In the fourteenth or fifteenth century, French scholars began to spell the verb savoir (‘to know’) as sçavoir on the false belief it was derived from Latin scire ‘to know’. In fact it comes from sapere ‘to be wise’.[35]

The Italian word liocorno ‘unicorn’ derives from 13th-century lunicorno (lo ‘the’ + unicorno ‘unicorn’). Folk etymology based on lione ‘lion’ altered the spelling and pronunciation. Dialectal liofante ‘elephant’ was likewise altered from elefante by association with lione.[27]:486

The Dutch word for ‘hammock’ is hangmat. It was borrowed from Spanish hamaca (ultimately from Arawak amàca) and altered by comparison with hangen and mat, ‘hanging mat’. German Hängematte shares this folk etymology.[36]

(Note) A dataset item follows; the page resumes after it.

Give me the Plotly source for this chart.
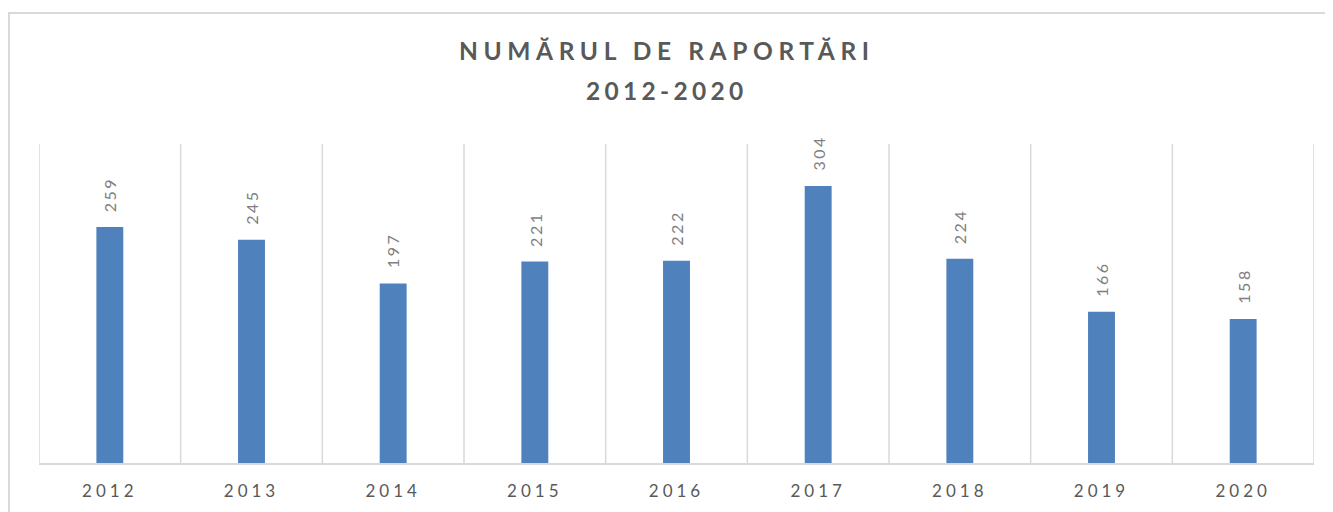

Islambol, a folk etymology meaning ‘full of Islam’, is one of the names of Istanbul used after the Ottoman conquest of 1453.[37][Turkish-language verification needed]

An example from Persian is the word shatranj ‘chess’, which is derived from the Sanskrit chatur-anga (“four-army [game]”; 2nd century BCE), and after losing the u to syncope, became chatrang in Middle Persian (6th century CE). Today it is sometimes factorized as sad ‘hundred’ + ranj ‘worry, mood’, or ‘a hundred worries’.[38]

In Turkey, the political Democratic Party changed its logo in 2007 to a white horse in front of a red background because many voters folk-etymologized its Turkish name Demokrat as demir kırat (“iron white-horse”).[39]